Bangladesh’s garment industry, the world’s second-largest exporter of clothes, could reduce its annual spending by half a billion dollars if it recycled cotton waste from its factories and fabric mills. In 2019, the South Asian nation imported about 1.6 million tons of cotton, at a cost of $3.5 billion, while producing 250,000 tons of cotton waste that could have been recycled, said new analysis from the Circular Fashion Partnership (CFP), a project that promotes recycled materials in fashion.

According to a global report, Bangladesh produced 1,000 tonnes of textile waste in a year, amounting to potentially a billion dollar worth of recycled textile. The new analysis showcased a strong case for other markets including Vietnam, Turkey, India, Malaysia and Indonesia, claiming there is a $4.5 billion worth of opportunity of recycling textile.

The report also highlights the actions needed to overcome the barriers to scaling systems, including formalising the informal waste management sector, providing alternatives to current used-cases for textile waste and assuring the supply of quality feedstock and demand for recycling output.

Recently published a study, The apparel sector of Bangladesh is losing $0.70 for every piece of apparel the country exports.The study also said that a big volume of waste is generated as byproducts of the manufacturing processes.
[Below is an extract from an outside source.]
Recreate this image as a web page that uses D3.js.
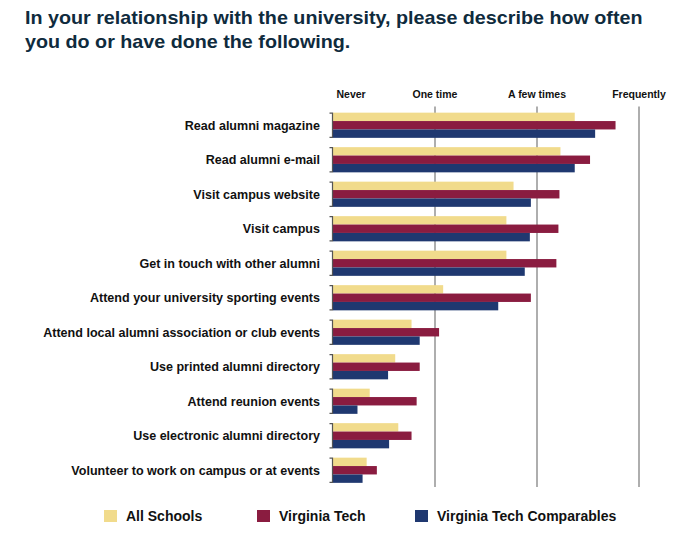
<!DOCTYPE html>
<html>
<head>
<meta charset="utf-8">
<script src="https://cdn.jsdelivr.net/npm/d3@7"></script>
<style>
  html, body { margin: 0; padding: 0; background: #fff; }
  svg { display: block; }
  text { font-family: "Liberation Sans", Arial, sans-serif; font-weight: bold; }
</style>
</head>
<body>
<svg id="chart" width="698" height="541"></svg>
<script>
const titleLines = [
  "In your relationship with the university, please describe how often",
  "you do or have done the following."
];
const categories = [
  "Read alumni magazine",
  "Read alumni e-mail",
  "Visit campus website",
  "Visit campus",
  "Get in touch with other alumni",
  "Attend your university sporting events",
  "Attend local alumni association or club events",
  "Use printed alumni directory",
  "Attend reunion events",
  "Use electronic alumni directory",
  "Volunteer to work on campus or at events"
];
const seriesNames = ["All Schools", "Virginia Tech", "Virginia Tech Comparables"];
const allSchools   = [2.37, 2.23, 1.77, 1.70, 1.70, 1.08, 0.77, 0.61, 0.36, 0.64, 0.33];
const virginiaTech = [2.77, 2.52, 2.22, 2.21, 2.19, 1.94, 1.04, 0.85, 0.82, 0.77, 0.43];
const vtComparables= [2.57, 2.37, 1.94, 1.93, 1.88, 1.62, 0.85, 0.54, 0.24, 0.55, 0.29];
const tickValues = [0, 1, 2, 3];
const tickLabels = ["Never", "One time", "A few times", "Frequently"];
const colors = ["#F1DB8C", "#8A1C40", "#1F3870"];

const seriesValues = [allSchools, virginiaTech, vtComparables];
const svg = d3.select("#chart");

// Title
const titleG = svg.append("g").attr("transform", "translate(25,0)");
const tg = titleG.append("g");
const tLines = tg.selectAll("text").data(titleLines).join("text")
  .attr("x", 0)
  .attr("y", (d, i) => 24.5 + i * 23.5)
  .attr("font-size", 18.5)
  .attr("fill", "#0f2b3d")
  .text(d => d);
const w0 = tLines.node().getComputedTextLength();
tg.attr("transform", `scale(${618 / w0},1)`);

// Scales
const x = d3.scaleLinear().domain([0, 3]).range([333, 639]);
const y = d3.scaleBand().domain(categories).range([108, 487.5]).paddingInner(0.27).paddingOuter(0.135);
const ys = d3.scaleBand().domain(seriesNames).range([0, y.bandwidth()]);

// Gridlines
svg.append("g").selectAll("line").data(tickValues.slice(1)).join("line")
  .attr("x1", d => x(d)).attr("x2", d => x(d))
  .attr("y1", 106.5).attr("y2", 487)
  .attr("stroke", "#9a9a9a").attr("stroke-width", 1.6);

// Header tick labels
svg.append("g").selectAll("text").data(tickValues).join("text")
  .attr("x", d => d === 0 ? x(d) + 3.5 : x(d))
  .attr("y", 97.5)
  .attr("text-anchor", d => d === 0 ? "start" : "middle")
  .attr("font-size", 10.5)
  .attr("fill", "#111")
  .text((d, i) => tickLabels[i]);

// Bars
const groups = svg.append("g").selectAll("g").data(categories).join("g")
  .attr("transform", d => `translate(0,${y(d)})`);
groups.selectAll("rect")
  .data((c, ci) => seriesNames.map((s, si) => ({ s, si, v: seriesValues[si][ci] })))
  .join("rect")
  .attr("x", x(0))
  .attr("y", d => ys(d.s))
  .attr("width", d => x(d.v) - x(0))
  .attr("height", ys.bandwidth())
  .attr("fill", d => colors[d.si]);

// Brackets
groups.append("path")
  .attr("d", d => `M${x(0) - 3.5},0.5 H${x(0) - 0.5} V${y.bandwidth() - 0.5} H${x(0) - 3.5}`)
  .attr("fill", "none").attr("stroke", "#555").attr("stroke-width", 1.2);

// Category labels
const labels = groups.append("text")
  .attr("x", 320)
  .attr("y", y.bandwidth() / 2)
  .attr("dy", "0.35em")
  .attr("text-anchor", "end")
  .attr("font-size", 12)
  .attr("fill", "#111")
  .text(d => d);
let maxW = 0;
labels.each(function() { maxW = Math.max(maxW, this.getComputedTextLength()); });
labels.attr("font-size", 12 * 277 / maxW);

// Legend
const legendX = [104, 257, 415];
const leg = svg.append("g").selectAll("g").data(seriesNames).join("g")
  .attr("transform", (d, i) => `translate(${legendX[i]},510)`);
leg.append("rect").attr("width", 13).attr("height", 12).attr("fill", (d, i) => colors[i]);
const legText = leg.append("text").attr("x", 22).attr("y", 6).attr("dy", "0.36em")
  .attr("font-size", 14).attr("fill", "#111").text(d => d);
</script>
</body>
</html>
The common wastes of the textile and apparel manufacturing processes are cotton lint, damaged yarn, fly fibre, scrap yarn, greige, rejected coloured fabric, excess finished fabric, unfinished fabric, unfinished cones, fabric cut pieces, excess apparel etc, the study said.

The study also said that the traceability of the production waste is essential and can be achieved through collaborations among manufacturers, buyers, government, consumers and practitioners to ensure optimum utilization for achieving sustainability through a circular economy. According to industry insider, Bangladesh can play a vital role in transforming to a sustainable and circular economy with the joint initiatives of the government, brands, and manufacturers.